§ YOUR GOAL
Quote every line as written. Omit pictures.

----

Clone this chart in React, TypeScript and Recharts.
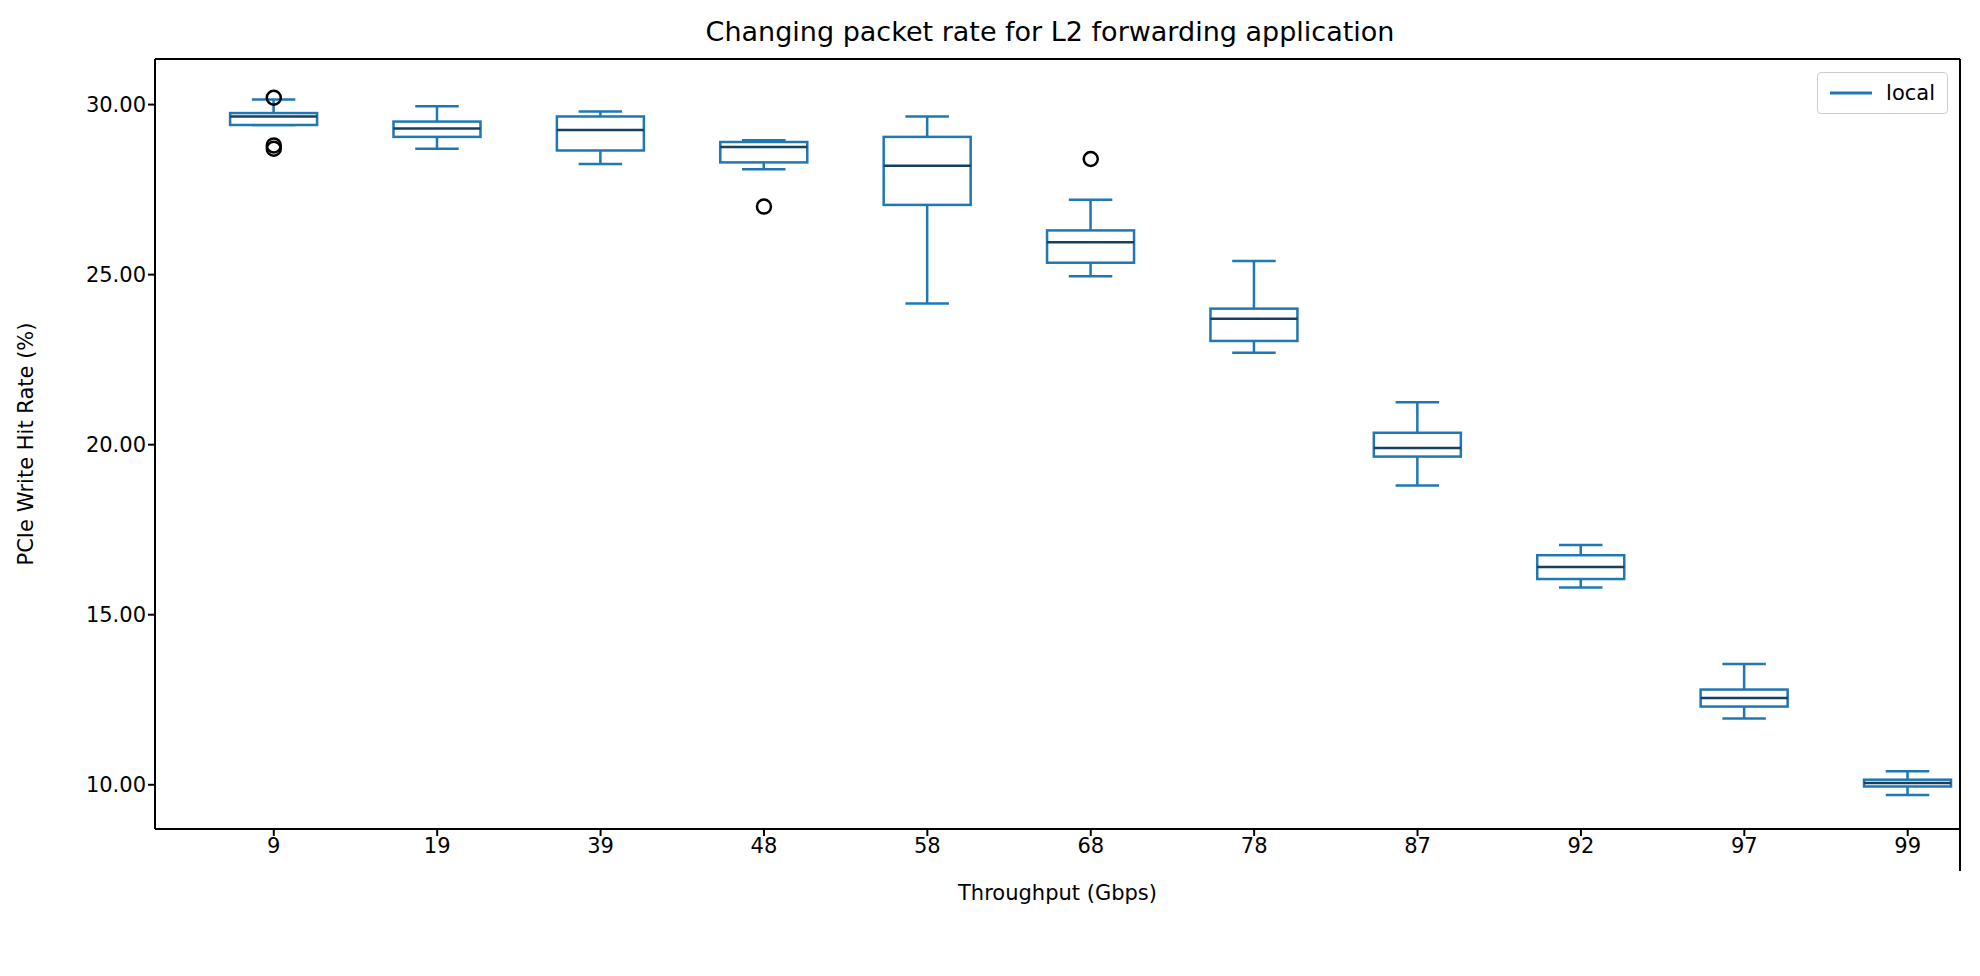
import { ComposedChart, Bar, Line, XAxis, YAxis, Legend } from 'recharts';

const categories = ['9', '19', '39', '48', '58', '68', '78', '87', '92', '97', '99'];
const whiskerLow = [29.4, 28.7, 28.25, 28.1, 24.15, 24.95, 22.7, 18.8, 15.8, 11.95, 9.7];
const q1 = [29.4, 29.05, 28.65, 28.3, 27.05, 25.35, 23.05, 19.65, 16.05, 12.3, 9.95];
const median = [29.65, 29.3, 29.25, 28.75, 28.2, 25.95, 23.7, 19.9, 16.4, 12.55, 10.05];
const q3 = [29.75, 29.5, 29.65, 28.9, 29.05, 26.3, 24.0, 20.35, 16.75, 12.8, 10.15];
const whiskerHigh = [30.15, 29.95, 29.8, 28.95, 29.65, 27.2, 25.4, 21.25, 17.05, 13.55, 10.4];
const outlierA = [30.2, null, null, 27.0, null, 28.4, null, null, null, null, null];
const outlierB = [28.8, null, null, null, null, null, null, null, null, null, null];
const outlierC = [28.7, null, null, null, null, null, null, null, null, null, null];
const yTicks = [10, 15, 20, 25, 30];

const data = categories.map((c, i) => ({
  idx: i + 1,
  cat: c,
  range: [whiskerLow[i], whiskerHigh[i]],
  o1: outlierA[i],
  o2: outlierB[i],
  o3: outlierC[i],
}));

const BLUE = '#1f77b4';
const font = 'DejaVu Sans, sans-serif';

const BoxShape = (props: any) => {
  const { x, y, width, height, index } = props;
  const lo = whiskerLow[index];
  const hi = whiskerHigh[index];
  // map value to pixel using bar's own scaled extents
  const py = (v: number) => y + height - ((v - lo) / (hi - lo)) * height;
  const cx = x + width / 2;
  const capW = width / 2;
  const yq1 = py(q1[index]);
  const yq3 = py(q3[index]);
  const ym = py(median[index]);
  return (
    <g>
      <line x1={cx} x2={cx} y1={y} y2={yq3} stroke={BLUE} strokeWidth={2.5} />
      <line x1={cx} x2={cx} y1={yq1} y2={y + height} stroke={BLUE} strokeWidth={2.5} />
      <line x1={cx - capW / 2} x2={cx + capW / 2} y1={y} y2={y} stroke={BLUE} strokeWidth={2.5} />
      <line x1={cx - capW / 2} x2={cx + capW / 2} y1={y + height} y2={y + height} stroke={BLUE} strokeWidth={2.5} />
      <rect x={x} y={yq3} width={width} height={Math.max(yq1 - yq3, 0.5)} fill="white" stroke={BLUE} strokeWidth={2.5} />
      <line x1={x} x2={x + width} y1={ym} y2={ym} stroke="#173f5f" strokeWidth={2.5} />
    </g>
  );
};

const OutlierDot = (props: any) => {
  const { cx, cy, value } = props;
  if (value == null || cy == null) return <g />;
  return <circle cx={cx} cy={cy} r={7} fill="none" stroke="#000" strokeWidth={2.5} />;
};

const LegendBox = () => (
  <div style={{ border: '1px solid #ccc', borderRadius: 4, background: 'white', padding: '8px 12px', display: 'flex', alignItems: 'center', fontFamily: font, fontSize: 21 }}>
    <svg width={42} height={10}><line x1={0} x2={42} y1={5} y2={5} stroke={BLUE} strokeWidth={3} /></svg>
    <span style={{ marginLeft: 14 }}>local</span>
  </div>
);

export default function App() {
  return (
    <div style={{ position: 'absolute', left: 0, top: 0, width: 1980, height: 976, background: 'white' }}>
      <div style={{ position: 'absolute', top: 16, width: 1980, paddingLeft: 60, textAlign: 'center', fontFamily: font, fontSize: 27 }}>
        Changing packet rate for L2 forwarding application
      </div>
      <ComposedChart width={1980} height={976} data={data} margin={{ top: 59, right: 20, bottom: 0, left: 0 }}>
        <XAxis
          dataKey="idx"
          type="number"
          domain={[0.273, 11.32]}
          ticks={data.map((d) => d.idx)}
          tickFormatter={(v: number) => categories[v - 1]}
          tick={{ fill: '#000', fontSize: 21, fontFamily: font }}
          stroke="#000"
          strokeWidth={2}
          tickSize={7}
          height={105}
          allowDataOverflow
          label={{ value: 'Throughput (Gbps)', position: 'insideBottom', offset: 34, fill: '#000', fontSize: 21, fontFamily: font }}
        />
        <YAxis
          type="number"
          domain={[8.7, 31.34]}
          ticks={yTicks}
          tickFormatter={(v: number) => v.toFixed(2)}
          tick={{ fill: '#000', fontSize: 21, fontFamily: font }}
          stroke="#000"
          strokeWidth={2}
          tickSize={7}
          width={155}
          allowDataOverflow
          label={{ value: 'PCIe Write Hit Rate (%)', angle: -90, position: 'insideLeft', offset: 26, fill: '#000', fontSize: 21, fontFamily: font, style: { textAnchor: 'middle' } }}
        />
        <Bar dataKey="range" barSize={87} shape={BoxShape} isAnimationActive={false} legendType="none" />
        <Line dataKey="o1" stroke="none" dot={OutlierDot} activeDot={false} isAnimationActive={false} legendType="none" />
        <Line dataKey="o2" stroke="none" dot={OutlierDot} activeDot={false} isAnimationActive={false} legendType="none" />
        <Line dataKey="o3" stroke="none" dot={OutlierDot} activeDot={false} isAnimationActive={false} legendType="none" />
        <Legend content={LegendBox} wrapperStyle={{ position: 'absolute', top: 72, right: 32, left: 'auto', width: 'auto' }} />
        {/* frame top and right */}
        <line x1={155} x2={1960} y1={59} y2={59} stroke="#000" strokeWidth={2} />
        <line x1={1960} x2={1960} y1={59} y2={871} stroke="#000" strokeWidth={2} />
      </ComposedChart>
    </div>
  );
}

----

§ TASK SOLUTION
Clone this chart in React, TypeScript and Recharts.
import { ComposedChart, Bar, Line, XAxis, YAxis, Legend } from 'recharts';

const categories = ['9', '19', '39', '48', '58', '68', '78', '87', '92', '97', '99'];
const whiskerLow = [29.4, 28.7, 28.25, 28.1, 24.15, 24.95, 22.7, 18.8, 15.8, 11.95, 9.7];
const q1 = [29.4, 29.05, 28.65, 28.3, 27.05, 25.35, 23.05, 19.65, 16.05, 12.3, 9.95];
const median = [29.65, 29.3, 29.25, 28.75, 28.2, 25.95, 23.7, 19.9, 16.4, 12.55, 10.05];
const q3 = [29.75, 29.5, 29.65, 28.9, 29.05, 26.3, 24.0, 20.35, 16.75, 12.8, 10.15];
const whiskerHigh = [30.15, 29.95, 29.8, 28.95, 29.65, 27.2, 25.4, 21.25, 17.05, 13.55, 10.4];
const outlierA = [30.2, null, null, 27.0, null, 28.4, null, null, null, null, null];
const outlierB = [28.8, null, null, null, null, null, null, null, null, null, null];
const outlierC = [28.7, null, null, null, null, null, null, null, null, null, null];
const yTicks = [10, 15, 20, 25, 30];

const data = categories.map((c, i) => ({
  idx: i + 1,
  cat: c,
  range: [whiskerLow[i], whiskerHigh[i]],
  o1: outlierA[i],
  o2: outlierB[i],
  o3: outlierC[i],
}));

const BLUE = '#1f77b4';
const font = 'DejaVu Sans, sans-serif';

const BoxShape = (props: any) => {
  const { x, y, width, height, index } = props;
  const lo = whiskerLow[index];
  const hi = whiskerHigh[index];
  // map value to pixel using bar's own scaled extents
  const py = (v: number) => y + height - ((v - lo) / (hi - lo)) * height;
  const cx = x + width / 2;
  const capW = width / 2;
  const yq1 = py(q1[index]);
  const yq3 = py(q3[index]);
  const ym = py(median[index]);
  return (
    <g>
      <line x1={cx} x2={cx} y1={y} y2={yq3} stroke={BLUE} strokeWidth={2.5} />
      <line x1={cx} x2={cx} y1={yq1} y2={y + height} stroke={BLUE} strokeWidth={2.5} />
      <line x1={cx - capW / 2} x2={cx + capW / 2} y1={y} y2={y} stroke={BLUE} strokeWidth={2.5} />
      <line x1={cx - capW / 2} x2={cx + capW / 2} y1={y + height} y2={y + height} stroke={BLUE} strokeWidth={2.5} />
      <rect x={x} y={yq3} width={width} height={Math.max(yq1 - yq3, 0.5)} fill="white" stroke={BLUE} strokeWidth={2.5} />
      <line x1={x} x2={x + width} y1={ym} y2={ym} stroke="#173f5f" strokeWidth={2.5} />
    </g>
  );
};

const OutlierDot = (props: any) => {
  const { cx, cy, value } = props;
  if (value == null || cy == null) return <g />;
  return <circle cx={cx} cy={cy} r={7} fill="none" stroke="#000" strokeWidth={2.5} />;
};

const LegendBox = () => (
  <div style={{ border: '1px solid #ccc', borderRadius: 4, background: 'white', padding: '8px 12px', display: 'flex', alignItems: 'center', fontFamily: font, fontSize: 21 }}>
    <svg width={42} height={10}><line x1={0} x2={42} y1={5} y2={5} stroke={BLUE} strokeWidth={3} /></svg>
    <span style={{ marginLeft: 14 }}>local</span>
  </div>
);

export default function App() {
  return (
    <div style={{ position: 'absolute', left: 0, top: 0, width: 1980, height: 976, background: 'white' }}>
      <div style={{ position: 'absolute', top: 16, width: 1980, paddingLeft: 60, textAlign: 'center', fontFamily: font, fontSize: 27 }}>
        Changing packet rate for L2 forwarding application
      </div>
      <ComposedChart width={1980} height={976} data={data} margin={{ top: 59, right: 20, bottom: 0, left: 0 }}>
        <XAxis
          dataKey="idx"
          type="number"
          domain={[0.273, 11.32]}
          ticks={data.map((d) => d.idx)}
          tickFormatter={(v: number) => categories[v - 1]}
          tick={{ fill: '#000', fontSize: 21, fontFamily: font }}
          stroke="#000"
          strokeWidth={2}
          tickSize={7}
          height={105}
          allowDataOverflow
          label={{ value: 'Throughput (Gbps)', position: 'insideBottom', offset: 34, fill: '#000', fontSize: 21, fontFamily: font }}
        />
        <YAxis
          type="number"
          domain={[8.7, 31.34]}
          ticks={yTicks}
          tickFormatter={(v: number) => v.toFixed(2)}
          tick={{ fill: '#000', fontSize: 21, fontFamily: font }}
          stroke="#000"
          strokeWidth={2}
          tickSize={7}
          width={155}
          allowDataOverflow
          label={{ value: 'PCIe Write Hit Rate (%)', angle: -90, position: 'insideLeft', offset: 26, fill: '#000', fontSize: 21, fontFamily: font, style: { textAnchor: 'middle' } }}
        />
        <Bar dataKey="range" barSize={87} shape={BoxShape} isAnimationActive={false} legendType="none" />
        <Line dataKey="o1" stroke="none" dot={OutlierDot} activeDot={false} isAnimationActive={false} legendType="none" />
        <Line dataKey="o2" stroke="none" dot={OutlierDot} activeDot={false} isAnimationActive={false} legendType="none" />
        <Line dataKey="o3" stroke="none" dot={OutlierDot} activeDot={false} isAnimationActive={false} legendType="none" />
        <Legend content={LegendBox} wrapperStyle={{ position: 'absolute', top: 72, right: 32, left: 'auto', width: 'auto' }} />
        {/* frame top and right */}
        <line x1={155} x2={1960} y1={59} y2={59} stroke="#000" strokeWidth={2} />
        <line x1={1960} x2={1960} y1={59} y2={871} stroke="#000" strokeWidth={2} />
      </ComposedChart>
    </div>
  );
}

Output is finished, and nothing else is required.